Pulp companies like APP and APRIL to some degree exemplify the dilemma facing authorities. They insist they have a policy banning open burning on their land, but acknowledge that fires -- either illegal or accidental -- have been set in recent weeks within their concessions.
"We don't start fires. We actively prevent and extinguish fires," said Mark Werren, director of fiber services for APRIL, adding that his company has a 300-member rapid response team that fights fires on its 250,000 hectares of acacia and eucalyptus plantations with a helicopter, air tractor and water pumps.
"Fires are usually in areas surrounding the plantations -- or accidents in the plantations due to cooking or, say, cigarettes," he said.
"In the concessions we operate in, we don't have total control over those areas. There are other people living in the concessions, communities in the concessions and farming in the concessions," he said.

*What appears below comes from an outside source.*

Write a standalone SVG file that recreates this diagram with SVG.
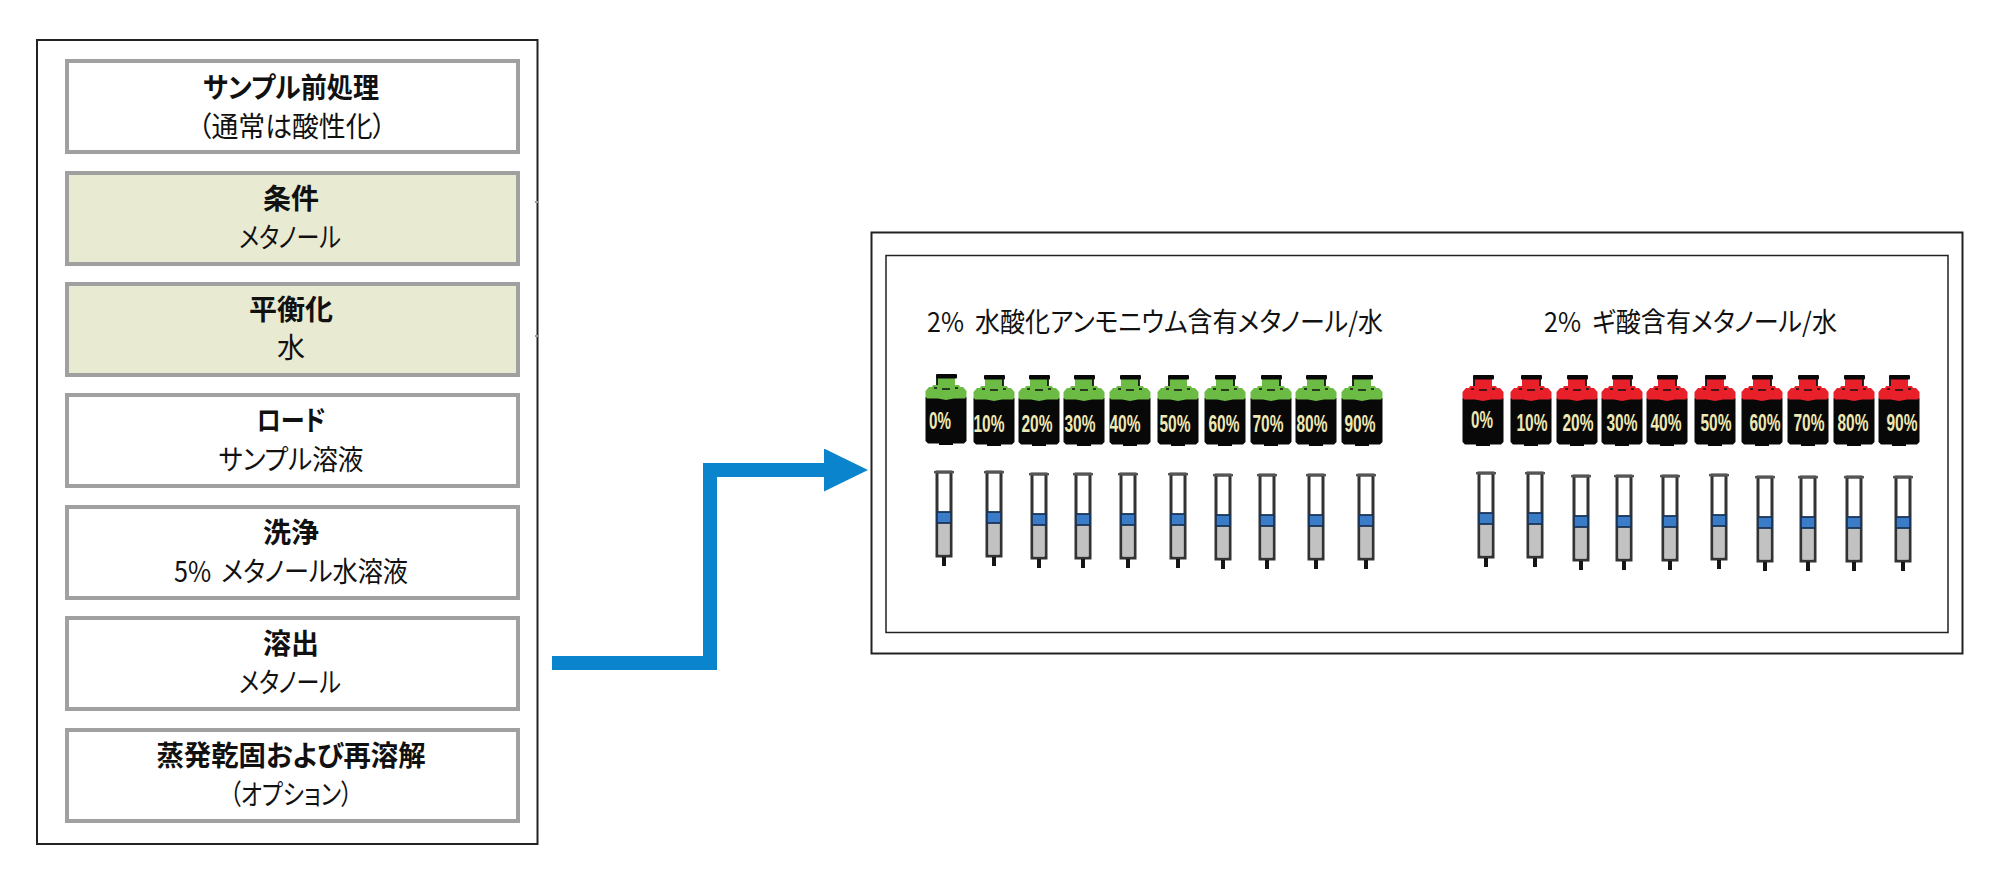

Given the difficulty of prosecuting cases, Kaimowitz and others say authorities would be better off banning development in soggy peat lands -- which produce the most smoke and are about the only undeveloped areas left in many parts of Sumatra.
He said the government should also demand companies improve their fire-management plans and offer incentives to villagers, who have lit fires in peat land to plant crops or start small palm-oil plantations.
"The fire problems are heavily linked to the timber and palm-oil plantations coming into these peat land areas," he said. "What you need to do is keep people out of certain peat land areas."